The EU is pushing new vehicles toward a standard alcohol-interlock connection.📷 AI-generated image / TECH&SPACE
- ★The EU requires new vehicles to be technically compatible with alcohol ignition interlocks.
- ★The measure does not mean every driver must blow into a device before every trip.
- ★The rule fits Europe’s broader vehicle-safety approach and its goal of reducing serious road harm.
The European Union is not introducing a car that judges the driver’s character. It is doing something more practical, and potentially more consequential: requiring new vehicles sold in the EU to be ready for connection to an alcohol ignition interlock. According to Wired’s report, the measure is part of an EU-led strategy to eliminate drunk-driving-related deaths and injuries by 2050.
The important word is “ready.” The rule does not mean that every owner of a new car will have to blow into a device every morning before the engine starts. It means the vehicle must have the technical ability to connect to a breathalyzer-style interlock, a system that can prevent ignition if alcohol is detected. That is the difference between a universal daily obligation and infrastructure that enables targeted enforcement.

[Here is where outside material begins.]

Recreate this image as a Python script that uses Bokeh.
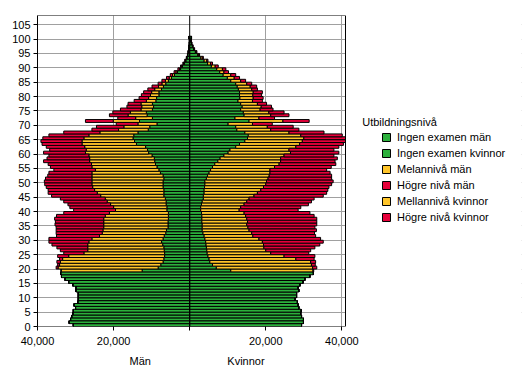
from bokeh.plotting import figure
from bokeh.models import (ColumnDataSource, FixedTicker, LinearAxis, Legend,
                          LegendItem, Span, Range1d, BoxAnnotation, Label)
from bokeh.embed import file_html
from bokeh.resources import INLINE

# ---------------- data ----------------
ages = list(range(0, 101))
age_ticks = list(range(0, 106, 5))
x_ticks = [-40000, -20000, 0, 20000, 40000]
x_tick_labels = ["40,000", "20,000", "", "20,000", "40,000"]
side_labels = ["Män", "Kvinnor"]
legend_title = "Utbildningsnivå"
series_names = ["Ingen examen män", "Ingen examen kvinnor", "Melannivå män",
                "Högre nivå män", "Mellannivå kvinnor", "Högre nivå kvinnor"]

men_ingen = [30600, 31700, 31300, 31000, 30700, 30600, 30000, 30400, 29400, 29300,
             29300, 29300, 29900, 29900, 30700, 31800, 32800, 33700, 33900,
             12500, 8300, 7600, 7000, 6800, 6600, 6600, 6700, 6800, 7100,
             7400, 7000, 6700, 6300, 6100, 5700, 5700, 5700, 5600, 5600,
             5600, 6000, 6000, 6200, 6200, 6400, 6800, 6800, 6800, 7000,
             7000, 7000, 6800, 7000, 7700, 8100, 8600, 9000, 9200, 9300,
             9900, 10800, 11100, 11600, 14000, 14500, 14900, 14700, 13600, 10900,
             10500, 8600, 13200, 9800, 11200, 11400, 9800, 9500, 9800, 8900,
             8700, 8100, 8100, 7400, 6900, 6300, 5600, 4800, 4000, 3200,
             2400, 1900, 1400, 1000, 700, 500, 350, 250, 170, 100, 70, 200]
men_mellan = [0] * 19 + [
             21300, 26300, 26600, 27000, 26600, 25200, 21200, 20100, 20000, 19700,
             19100, 18700, 17000, 16700, 16700, 16900, 16900, 16900, 17000, 16600,
             15500, 13500, 14000, 14600, 15500, 15800, 16600, 17500, 18200, 18500,
             18700, 18700, 18900, 18700, 18000, 16700, 17100, 16800, 17100, 17000,
             16600, 16600, 16100, 16000, 14300, 13800, 12900, 11800, 10000, 7800,
             6800, 5000, 6900, 4400, 5000, 4200, 3000, 3100, 3000, 2500,
             2100, 2200, 1900, 1800, 1300, 1000, 800, 600, 500, 400,
             300, 200, 200, 150, 100, 50, 50, 30, 20, 10, 10, 20]
men_hogre = [0] * 19 + [
             0, 500, 500, 900, 800, 2900, 5300, 7200, 8100, 9400,
             10500, 11300, 11300, 12100, 12300, 12500, 12800, 12700, 12900, 12800,
             12000, 11000, 11500, 11200, 11400, 11800, 12900, 12900, 12200, 12200,
             12400, 12500, 12200, 11600, 11300, 10900, 10900, 11400, 12100, 11200,
             10500, 11000, 9600, 10100, 10500, 10800, 10800, 10500, 9500, 7000,
             7200, 5700, 7300, 4700, 4900, 4600, 5400, 3900, 3400, 3200,
             2500, 2400, 2100, 1800, 1700, 1000, 900, 700, 600, 500,
             400, 300, 200, 150, 100, 50, 50, 20, 10, 10, 10, 20]

women_ingen = [29400, 29900, 29900, 29400, 29200, 29300, 28700, 28500, 28300, 27700,
               28100, 28100, 28700, 28500, 29000, 29800, 30300, 31600, 32500,
               10800, 7000, 6000, 5300, 5100, 4800, 4600, 4500, 4400, 4300,
               4200, 4000, 3800, 3500, 3300, 3300, 3300, 3200, 3200, 3200,
               3100, 2900, 2900, 3100, 3300, 3600, 3600, 3800, 3800, 3900,
               4000, 4000, 4400, 4700, 5100, 5500, 6000, 6600, 7400, 8000,
               9000, 10100, 10600, 12100, 13100, 14500, 15200, 15400, 14500, 12400,
               12100, 10100, 15600, 11900, 14300, 14100, 13400, 13800, 13400, 12700,
               13200, 13100, 13100, 12800, 12500, 12100, 10800, 9900, 8800, 7900,
               7100, 5700, 4700, 3800, 2900, 2100, 1500, 1000, 700, 450, 300, 400]
women_mellan = [0] * 19 + [
               21600, 25300, 26000, 26500, 22800, 20000, 16700, 15500, 15100, 15100,
               14900, 14200, 12800, 12800, 12300, 12000, 11700, 12000, 11800, 11500,
               11200, 10100, 10500, 11200, 11700, 12000, 13300, 14000, 14900, 15500,
               16000, 16200, 16200, 16200, 16000, 15600, 16300, 16900, 16500, 15900,
               15800, 16400, 15500, 15800, 15800, 15100, 14800, 13800, 11600, 8900,
               8300, 6400, 8900, 6300, 7000, 6700, 5100, 5000, 4400, 3800,
               3500, 3500, 3600, 3500, 3400, 2900, 2600, 1800, 2000, 1100,
               1500, 1000, 800, 700, 400, 300, 200, 150, 100, 70, 50, 50]
women_hogre = [0] * 19 + [
               200, 1100, 1000, 1300, 4800, 8100, 10000, 11800, 13400, 14800,
               16000, 16200, 16500, 16500, 17700, 17600, 18400, 18200, 18400, 18000,
               17300, 15500, 15800, 16900, 17000, 17100, 18200, 18200, 17600, 17200,
               17300, 17500, 16700, 16400, 15800, 14900, 14900, 14900, 14300, 14900,
               13100, 12700, 11800, 11300, 11500, 11400, 11000, 10900, 9200, 7400,
               6800, 5200, 6900, 4100, 4800, 4000, 3400, 2700, 2400, 2600,
               2600, 2300, 2400, 1500, 1700, 1300, 1300, 1400, 1300, 1200,
               900, 800, 500, 300, 300, 200, 200, 150, 100, 80, 50, 50]

# ---------------- styling / layout ----------------
GREEN = "#2CB03C"
ORANGE = "#FFC52A"
RED = "#E6003A"
GRID = "#A0A0A0"
FONT = "Liberation Sans"

X_MIN, X_MAX = -40000, 40950      # visible pyramid area
Y_MAX = 108.2
FRAME_W_PLOT = 308                # pixel width of the pyramid box
FRAME_W = 484                     # frame incl. legend area
x_end = X_MIN + (X_MAX - X_MIN) * FRAME_W / FRAME_W_PLOT

src = ColumnDataSource(dict(
    y=[a + 0.5 for a in ages],
    m_ing=[-v for v in men_ingen],
    m_mel=[-v for v in men_mellan],
    m_hog=[-v for v in men_hogre],
    w_ing=women_ingen,
    w_mel=women_mellan,
    w_hog=women_hogre,
))

p = figure(width=37 + FRAME_W + 4, height=374,
           x_range=Range1d(X_MIN, x_end), y_range=Range1d(0, Y_MAX),
           output_backend="svg", toolbar_location=None,
           min_border_left=37, min_border_right=4,
           min_border_top=15, min_border_bottom=48)

men_r = p.hbar_stack(["m_ing", "m_mel", "m_hog"], y="y", height=1, source=src,
                     fill_color=[GREEN, ORANGE, RED], line_color="black", line_width=1)
women_r = p.hbar_stack(["w_ing", "w_mel", "w_hog"], y="y", height=1, source=src,
                       fill_color=[GREEN, ORANGE, RED], line_color="black", line_width=1)

p.add_layout(Span(location=0, dimension="height", line_color="black", line_width=1))

# white cover for the legend area, and the black box round the pyramid
p.add_layout(BoxAnnotation(left=X_MAX, fill_color="white", fill_alpha=1,
                           line_color=None, line_alpha=0))
p.add_layout(BoxAnnotation(left=X_MIN, right=X_MAX, bottom=0, top=Y_MAX,
                           fill_alpha=0, line_color="black", line_width=1, line_alpha=1))

# axes
p.xaxis.ticker = FixedTicker(ticks=x_ticks)
p.xaxis.major_label_overrides = {t: l for t, l in zip(x_ticks, x_tick_labels)}
p.yaxis.ticker = FixedTicker(ticks=age_ticks)
for ax in (p.xaxis, p.yaxis):
    ax.minor_tick_line_color = None
    ax.major_tick_in = 0
    ax.major_tick_out = 4
    ax.axis_line_color = "black"
    ax.major_tick_line_color = "black"
    ax.major_label_text_font = FONT
    ax.major_label_text_font_size = "11px"
    ax.major_label_text_color = "black"
p.xaxis.axis_line_color = None
p.xaxis.major_label_standoff = 6
p.yaxis.major_label_standoff = 3

side_ax = LinearAxis(ticker=FixedTicker(ticks=[-13000, 14800]),
                     major_label_overrides={-13000: side_labels[0], 14800: side_labels[1]},
                     axis_line_color=None, major_tick_line_color=None,
                     minor_tick_line_color=None, major_tick_in=0, major_tick_out=0,
                     major_label_standoff=7, major_label_text_font=FONT,
                     major_label_text_font_size="11px", major_label_text_color="black")
p.add_layout(side_ax, "below")

# grid
p.xgrid.ticker = FixedTicker(ticks=[-20000, 20000, 40000])
p.ygrid.ticker = FixedTicker(ticks=age_ticks[1:])
p.xgrid.grid_line_color = GRID
p.ygrid.grid_line_color = GRID
p.xgrid.grid_line_width = 1
p.ygrid.grid_line_width = 1

p.outline_line_color = None
p.background_fill_color = "white"
p.border_fill_color = "white"

# legend
renderers = [men_r[0], women_r[0], men_r[1], men_r[2], women_r[1], women_r[2]]
legend = Legend(items=[LegendItem(label=n, renderers=[r]) for n, r in zip(series_names, renderers)],
                location=(344, 103), padding=0, margin=0, spacing=4,
                glyph_width=10, glyph_height=10, label_height=12, label_standoff=6,
                label_text_font=FONT, label_text_font_size="11px", label_text_color="black",
                border_line_color=None, background_fill_alpha=0)
p.add_layout(legend)
p.add_layout(Label(x=45340, y=71.0, text=legend_title, text_baseline="middle",
                   text_font=FONT, text_font_size="11px", text_color="black"))

open("out.html", "w").write(file_html(p, INLINE))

The architecture fits the way Europe has been moving on vehicle safety. The EU has increasingly pushed road safety into hardware, sensors and standards, from driver-assistance systems to mandatory requirements under the General Safety Regulation. An alcohol interlock connection belongs to the same pattern: lawmakers are not relying only on punishment after a crash, but trying to reduce the chance that dangerous driving begins at all.
The rule does not make every driver blow before every trip, but it standardizes the link between vehicles and systems that can block ignition after alcohol use.
The technical focus is the link between the breath test device and ignition electronics.📷 AI-generated image / TECH&SPACE
The policy goal sounds ambitious, but it is not outside Europe’s existing road-safety logic. The EU’s road safety framework is built around the principle that deaths and serious injuries should not be treated as an acceptable cost of mobility. In that framing, drunk driving is not only an individual violation. It is a predictable system risk that can be constrained by design.
The harder question is implementation. If the vehicle only needs the hook-up, the real-world effect depends on who installs the device, in which cases and under which legal rules. The most obvious uses are professional fleets, repeat offenders or court-ordered restrictions. But once the connection becomes standard, it also becomes easier for insurers, employers and regulators to use. That is why this is both a safety story and a governance story about the limits of monitoring inside the car.
For automakers, this is not a glamorous feature, but it is another sign that the vehicle is becoming a regulated computing platform. A breathalyzer hook-up is not just an extra cable. It has to communicate reliably with vehicle electronics, satisfy type-approval requirements and avoid creating new safety or cybersecurity problems. That makes the wider context of EU vehicle safety rules just as relevant as the alcohol issue itself.
The short version: Brussels is not putting a breathalyzer in every cabin, but it is requiring the car to be ready for the moment society decides that barrier is necessary. It is a quiet technical measure with a large political signal: the freedom to drive will increasingly be measured against the vehicle’s ability to stop the most dangerous behavior before it happens.